Saturday night she had the responsibility here of doing both the big dramatic highlight and the big comedy highlight of “A Tree Grows In Brooklyn” – namely, “Make The Man Love Me” and “Refinement.” Yet she is an even better dancer, and earned her biggest reaction strutting and wiggling with a Fosse-esque gait on “Hey Big Spender.” I felt somewhat cheated that the format didn’t allow her do a full dance number.
Ms. Wilson is a star diva often linked to the great East Side tradition of Mabel Mercer, but she, too, is at home in a jazz setting. Ms. Wilson, who recently turned 80, remains the queen of all cabaret divas, and still has style and class to spare. She was as impressive as ever in a mini-set of three early hits by Fields and Jimmy McHugh, including the triple-rhyming torch song, “I Must Have That Man.”
After Ms. Wilson sang the line “Blame your Kiss,” in “Don’t Blame Me,” tenor saxophonist Mark Vinci responded with a lusty obligato and she ad-libbed “Oh, what a kiss!” Ms. Wilson never had much of a range, and even when she mostly talks the words to “Remind Me,” she still seems supremely musical. Mr. Oddo, mindful that Fields and Jerome Kern wrote it for a picture called “A Night in the Tropics” (Abbott and Costello’s Hollywood debut), gave the 1940 song an undulating tropical lilt. When she started the verse with the line, “Turn off that charm,” everyone in the house was thinking, “not likely.”

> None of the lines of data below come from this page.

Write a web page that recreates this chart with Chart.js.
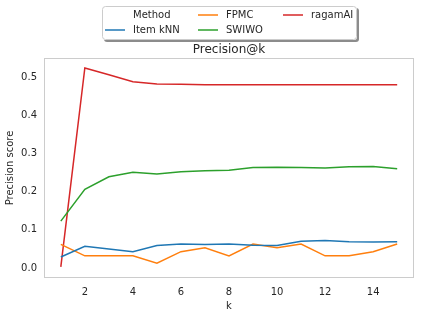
<!DOCTYPE html>
<html>
<head>
<meta charset="utf-8">
<script src="https://cdn.jsdelivr.net/npm/chart.js@4/dist/chart.umd.min.js"></script>
<style>
  body { margin: 0; background: #fff; }
  #wrap { width: 424px; height: 316px; }
</style>
</head>
<body>
<div id="wrap"><canvas id="chart" width="424" height="316"></canvas></div>
<script>
// Precision@k per method
const kValues = [1, 2, 3, 4, 5, 6, 7, 8, 9, 10, 11, 12, 13, 14, 15];
const itemKnn = [0.029, 0.057, 0.050, 0.043, 0.059, 0.063, 0.062, 0.063, 0.060, 0.059, 0.070, 0.072, 0.069, 0.068, 0.069];
const fpmc = [0.062, 0.032, 0.032, 0.032, 0.013, 0.043, 0.053, 0.032, 0.063, 0.053, 0.063, 0.032, 0.032, 0.043, 0.063];
const swiwo = [0.123, 0.206, 0.239, 0.251, 0.246, 0.252, 0.255, 0.256, 0.263, 0.264, 0.263, 0.262, 0.265, 0.266, 0.260];
const ragamAI = [0.003, 0.524, 0.506, 0.488, 0.482, 0.481, 0.480, 0.480, 0.480, 0.480, 0.480, 0.480, 0.480, 0.480, 0.480];
const xTicks = [2, 4, 6, 8, 10, 12, 14];
const yTicks = [0.0, 0.1, 0.2, 0.3, 0.4, 0.5];

const methods = ['Item kNN', 'FPMC', 'SWIWO', 'ragamAI'];
const colors = ['#1f77b4', '#ff7f0e', '#2ca02c', '#d62728'];
const series = [itemKnn, fpmc, swiwo, ragamAI];

const FONT = "'DejaVu Sans', sans-serif";
const TEXT = '#262626';

// title, boxed legend and the frame round the plot
const decor = {
  id: 'decor',
  afterDraw(chart) {
    const c = chart.ctx;
    const a = chart.chartArea;
    c.save();
    c.strokeStyle = '#cccccc';
    c.lineWidth = 1;
    c.strokeRect(a.left + 0.5, a.top + 0.5, a.right - a.left - 1, a.bottom - a.top - 1);

    c.fillStyle = TEXT;
    c.font = '12px ' + FONT;
    c.textAlign = 'center';
    c.textBaseline = 'middle';
    c.fillText('Precision@k', (a.left + a.right) / 2, 50);

    // legend box with shadow
    const bx = 102, by = 6, bw = 255, bh = 34;
    c.fillStyle = 'rgba(0,0,0,0.45)';
    roundRect(c, bx + 2, by + 2, bw, bh, 3); c.fill();
    c.fillStyle = '#fff';
    roundRect(c, bx, by, bw, bh, 3); c.fill();
    c.strokeStyle = '#cccccc';
    roundRect(c, bx + 0.5, by + 0.5, bw - 1, bh - 1, 3); c.stroke();

    const entries = [{ label: 'Method', color: null }].concat(
      methods.map((m, i) => ({ label: m, color: colors[i] })));
    const colX = [105, 198, 283];
    const rowY = [15, 30];
    c.font = '10px ' + FONT;
    c.textAlign = 'left';
    entries.forEach((e, i) => {
      const col = Math.floor(i / 2), row = i % 2;
      const x = colX[col], y = rowY[row];
      if (e.color) {
        c.strokeStyle = e.color;
        c.lineWidth = 1.5;
        c.beginPath(); c.moveTo(x, y); c.lineTo(x + 20, y); c.stroke();
      }
      c.fillStyle = TEXT;
      c.fillText(e.label, x + 28, y);
    });
    c.restore();
  }
};

function roundRect(c, x, y, w, h, r) {
  c.beginPath();
  c.moveTo(x + r, y);
  c.arcTo(x + w, y, x + w, y + h, r);
  c.arcTo(x + w, y + h, x, y + h, r);
  c.arcTo(x, y + h, x, y, r);
  c.arcTo(x, y, x + w, y, r);
  c.closePath();
}

new Chart(document.getElementById('chart'), {
  type: 'line',
  data: {
    datasets: methods.map((m, i) => ({
      label: m,
      data: kValues.map((k, j) => ({ x: k, y: series[i][j] })),
      borderColor: colors[i],
      borderWidth: 1.5,
      pointRadius: 0,
      fill: false,
      tension: 0
    }))
  },
  options: {
    responsive: false,
    animation: false,
    devicePixelRatio: 1,
    layout: { padding: { top: 58, right: 10, left: 0, bottom: 0 } },
    plugins: { legend: { display: false }, tooltip: { enabled: false } },
    scales: {
      x: {
        type: 'linear',
        min: 0.3,
        max: 15.7,
        afterFit: s => { s.height = 38; },
        afterBuildTicks: s => { s.ticks = xTicks.map(v => ({ value: v })); },
        grid: { display: false, drawTicks: false },
        border: { display: false },
        ticks: { color: TEXT, font: { family: FONT, size: 10 }, padding: 8 },
        title: { display: true, text: 'k', color: TEXT, font: { family: FONT, size: 10 }, padding: { top: 4, bottom: 4 } }
      },
      y: {
        min: -0.026,
        max: 0.55,
        afterFit: s => { s.width = 44; },
        afterBuildTicks: s => { s.ticks = yTicks.map(v => ({ value: v })); },
        grid: { display: false, drawTicks: false },
        border: { display: false },
        ticks: { color: TEXT, font: { family: FONT, size: 10 }, padding: 7, callback: v => v.toFixed(1) },
        title: { display: true, text: 'Precision score', color: TEXT, font: { family: FONT, size: 10 }, padding: { top: 4, bottom: 4 } }
      }
    }
  },
  plugins: [decor]
});
</script>
</body>
</html>
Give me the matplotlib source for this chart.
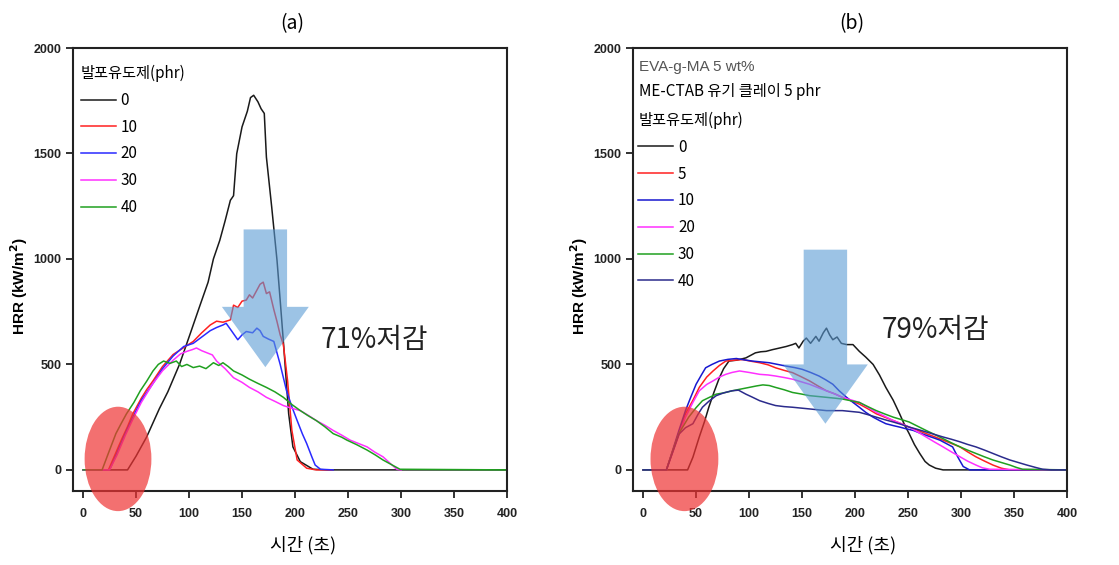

Finally, Billy Stritch is part of the cabaret world, too, but such an outstanding keyboardist that he is a better jazz pianist than many full-time jazz pianists. He was assigned the deceptively simple lyric and melody of “I’m in the Mood for Love.” The main part of each A section is essentially a descending diatonic scale, and he also embellished this line with a Latinish rhythm.
Mr. Stritch was on-target in his solos, rolling his eyes on the phrase “Virgin isle” in “Diga Diga Do” (a song rarely held up as an example of great lyric writing) and gazing upwards on “if there are clouds above” in “Mood For Love.” He didn’t have much chemistry with either Ms. Ziemba or Ms. Wilson in his duets with them, but he did in a vocal duet with bass player Jay Leonhart on “Pick Yourself Up,” inspired by an arrangement that Mr. Leonhart played zillions of times with the late Mel Torme.
When I left the Mack Gordon Lyrics and Lyricists tribute in February, I lamented that it didn’t have any vocalists who could swing. This time they all could. I was disappointed, however, that there wasn’t one great lyric balladeer, like Sylvia McNair or Rebecca Luker, who could sing the hell out of Fields’s great love songs. You just can’t please some people.